Drunk driver jailed over 16-year-old girl’s death

FEARFUL of getting caught, an intoxicated Errol John Miller sped away from police.

Less than five minutes later a 16-year-old girl was dead.

Passing motorists found the car on its roof on the side of Southern Access Rd near Woorabinda about 7pm on June 10, 2011.

The tragic crash rocked the small Aboriginal community, 170km south-west of Rockhampton.

None more so than the family of the young girl.

But amazingly, they hold no grudges.

During Miller's sentencing yesterday in the Rockhampton District Court, Crown prosecutor Susan Hedge submitted a victim impact statement from the girl's father.

The father said Miller was "like a son" to him and while the pain of losing a child was indescribable, he had forgiven Miller.

Miller, 31, pleaded guilty to one count of dangerous operation of a vehicle causing death.

Ms Hedge said Miller's mate was initially driving the car when the young girl and her sister got in.

However, after the driver went home Miller got behind the wheel.

The court heard police attempted to intercept the vehicle for a random breath test, but Miller drove away.

Contrary to what Miller told a coronial inquest, a pursuit did not commence.

Police received a call out to the road minutes later.

Ms Hedge said Miller was hanging from his seat, held in by his seat belt.

The young girl, who was sitting in the front passenger seat, had been thrown from the car and crushed underneath it.

She died on scene.

The 17-year-old sister, who was in the back seat, and Miller suffered minor injuries.

Forensic investigators found Miller had drifted on to the wrong side of the road.

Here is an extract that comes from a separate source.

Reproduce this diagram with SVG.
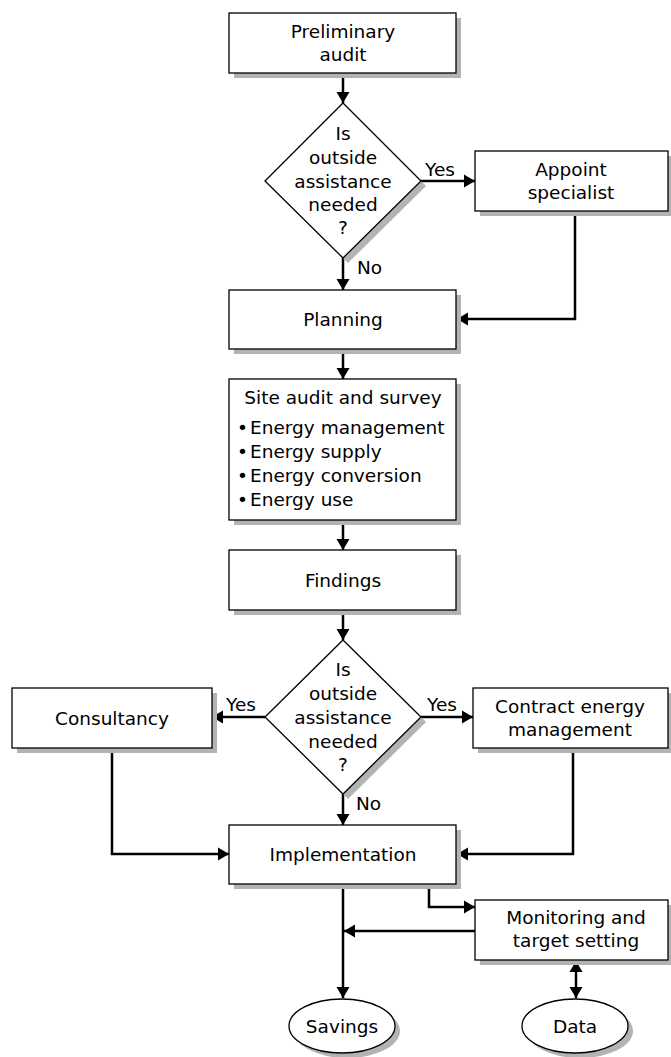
<svg xmlns="http://www.w3.org/2000/svg" width="671" height="1057" viewBox="0 0 671 1057">
<defs>
<style>
.box{fill:#fff;stroke:#000;stroke-width:1.3}
.sh{fill:#b3b3b3;stroke:none}
.t{font-family:"DejaVu Sans",Verdana,sans-serif;font-size:18.5px;fill:#000}
.c{text-anchor:middle}
.ln{fill:none;stroke:#000;stroke-width:2.5}
</style>
<marker id="ah" markerUnits="userSpaceOnUse" markerWidth="12" markerHeight="14" viewBox="0 0 12 14" refX="11" refY="7" orient="auto">
<path d="M0,0.5 L11,7 L0,13.5 Z" fill="#000"/>
</marker>
<marker id="as" markerUnits="userSpaceOnUse" markerWidth="12" markerHeight="14" viewBox="0 0 12 14" refX="1" refY="7" orient="auto">
<path d="M12,0.5 L1,7 L12,13.5 Z" fill="#000"/>
</marker>
</defs>
<rect width="671" height="1057" fill="#fff"/>

<g id="connectors">
<path class="ln" d="M343,73 V103" marker-end="url(#ah)"/>
<path class="ln" d="M421,181 H475" marker-end="url(#ah)"/>
<path class="ln" d="M343,258 V290" marker-end="url(#ah)"/>
<path class="ln" d="M575,211 V319 H457" marker-end="url(#ah)"/>
<path class="ln" d="M343,349 V379" marker-end="url(#ah)"/>
<path class="ln" d="M343,520 V550" marker-end="url(#ah)"/>
<path class="ln" d="M343,610 V640" marker-end="url(#ah)"/>
<path class="ln" d="M265,717 H212" marker-end="url(#ah)"/>
<path class="ln" d="M421,717 H473" marker-end="url(#ah)"/>
<path class="ln" d="M343,794 V825" marker-end="url(#ah)"/>
<path class="ln" d="M112,748 V854 H229" marker-end="url(#ah)"/>
<path class="ln" d="M573,748 V854 H457" marker-end="url(#ah)"/>
<path class="ln" d="M343,884 V998" marker-end="url(#ah)"/>
<path class="ln" d="M429,884 V907 H475" marker-end="url(#ah)"/>
<path class="ln" d="M475,931 H344" marker-end="url(#ah)"/>
<path class="ln" d="M576,961 V998" marker-start="url(#as)" marker-end="url(#ah)"/>
<text class="t c" x="440" y="176">Yes</text>
<text class="t" x="357" y="274">No</text>
<text class="t c" x="241" y="711">Yes</text>
<text class="t c" x="442" y="711">Yes</text>
<text class="t" x="356" y="810">No</text>
</g>

<g id="preliminary">
<rect class="sh" x="234" y="18" width="227" height="60"/>
<rect class="box" x="229" y="13" width="227" height="60"/>
<text class="t c" x="343" y="38">Preliminary</text>
<text class="t c" x="343" y="61">audit</text>
</g>

<g id="decision1">
<polygon class="sh" points="348,108 426,186 348,263 270,186"/>
<polygon class="box" points="343,103 421,181 343,258 265,181"/>
<text class="t c" x="343" y="139.5">Is</text>
<text class="t c" x="343" y="163.5">outside</text>
<text class="t c" x="343" y="187.5">assistance</text>
<text class="t c" x="343" y="210.5">needed</text>
<text class="t c" x="343" y="233.5">?</text>
</g>

<g id="appoint">
<rect class="sh" x="480" y="156" width="193" height="60"/>
<rect class="box" x="475" y="151" width="193" height="60"/>
<text class="t c" x="571" y="176">Appoint</text>
<text class="t c" x="571" y="199">specialist</text>
</g>

<g id="planning">
<rect class="sh" x="234" y="295" width="227" height="59"/>
<rect class="box" x="229" y="290" width="227" height="59"/>
<text class="t c" x="343" y="325.5">Planning</text>
</g>

<g id="site">
<rect class="sh" x="234" y="384" width="227" height="141"/>
<rect class="box" x="229" y="379" width="227" height="141"/>
<text class="t c" x="343" y="403.5">Site audit and survey</text>
<text class="t" x="237" y="433.5">•</text><text class="t" x="250" y="433.5">Energy management</text>
<text class="t" x="237" y="457.5">•</text><text class="t" x="250" y="457.5">Energy supply</text>
<text class="t" x="237" y="481.5">•</text><text class="t" x="250" y="481.5">Energy conversion</text>
<text class="t" x="237" y="505.5">•</text><text class="t" x="250" y="505.5">Energy use</text>
</g>

<g id="findings">
<rect class="sh" x="234" y="555" width="227" height="60"/>
<rect class="box" x="229" y="550" width="227" height="60"/>
<text class="t c" x="343" y="586.5">Findings</text>
</g>

<g id="decision2">
<polygon class="sh" points="348,645 426,722 348,799 270,722"/>
<polygon class="box" points="343,640 421,717 343,794 265,717"/>
<text class="t c" x="343" y="675.5">Is</text>
<text class="t c" x="343" y="699.5">outside</text>
<text class="t c" x="343" y="723.5">assistance</text>
<text class="t c" x="343" y="747.5">needed</text>
<text class="t c" x="343" y="770.5">?</text>
</g>

<g id="consultancy">
<rect class="sh" x="17" y="693" width="200" height="60"/>
<rect class="box" x="12" y="688" width="200" height="60"/>
<text class="t c" x="112" y="724.5">Consultancy</text>
</g>

<g id="contract">
<rect class="sh" x="478" y="693" width="195" height="60"/>
<rect class="box" x="473" y="688" width="195" height="60"/>
<text class="t c" x="570" y="712.5">Contract energy</text>
<text class="t c" x="570" y="735.5">management</text>
</g>

<g id="implementation">
<rect class="sh" x="234" y="830" width="227" height="59"/>
<rect class="box" x="229" y="825" width="227" height="59"/>
<text class="t c" x="343" y="860.5">Implementation</text>
</g>

<g id="monitoring">
<rect class="sh" x="480" y="905" width="193" height="60"/>
<rect class="box" x="475" y="900" width="193" height="60"/>
<text class="t c" x="576" y="923.5">Monitoring and</text>
<text class="t c" x="576" y="946.5">target setting</text>
</g>

<g id="savings">
<ellipse class="sh" cx="347" cy="1031" rx="53" ry="27"/>
<ellipse class="box" cx="342" cy="1026" rx="53" ry="27"/>
<text class="t c" x="342" y="1032.5">Savings</text>
</g>

<g id="data">
<ellipse class="sh" cx="580" cy="1031" rx="53" ry="27"/>
<ellipse class="box" cx="575" cy="1026" rx="53" ry="27"/>
<text class="t c" x="575" y="1032.5">Data</text>
</g>
</svg>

When he tried to pull back, he lost control and the car rolled.

The court heard he was probably doing between 108 and 120kmh.

Ms Hedge said Miller recorded a blood alcohol content of 0.227% - more than four times the legal limit.

She said he had a lengthy criminal and traffic history, including two previous charges of dangerous driving.

Defence barrister Jordan Ahlstrand said alcohol abuse was common in his client's family environment.

He said Miller considered the deceased like a sister and was extremely remorseful.

Miller was sentenced to seven years' jail and disqualified from driving for five years. He has already served 16 months and will be eligible for parole on February 11 next year.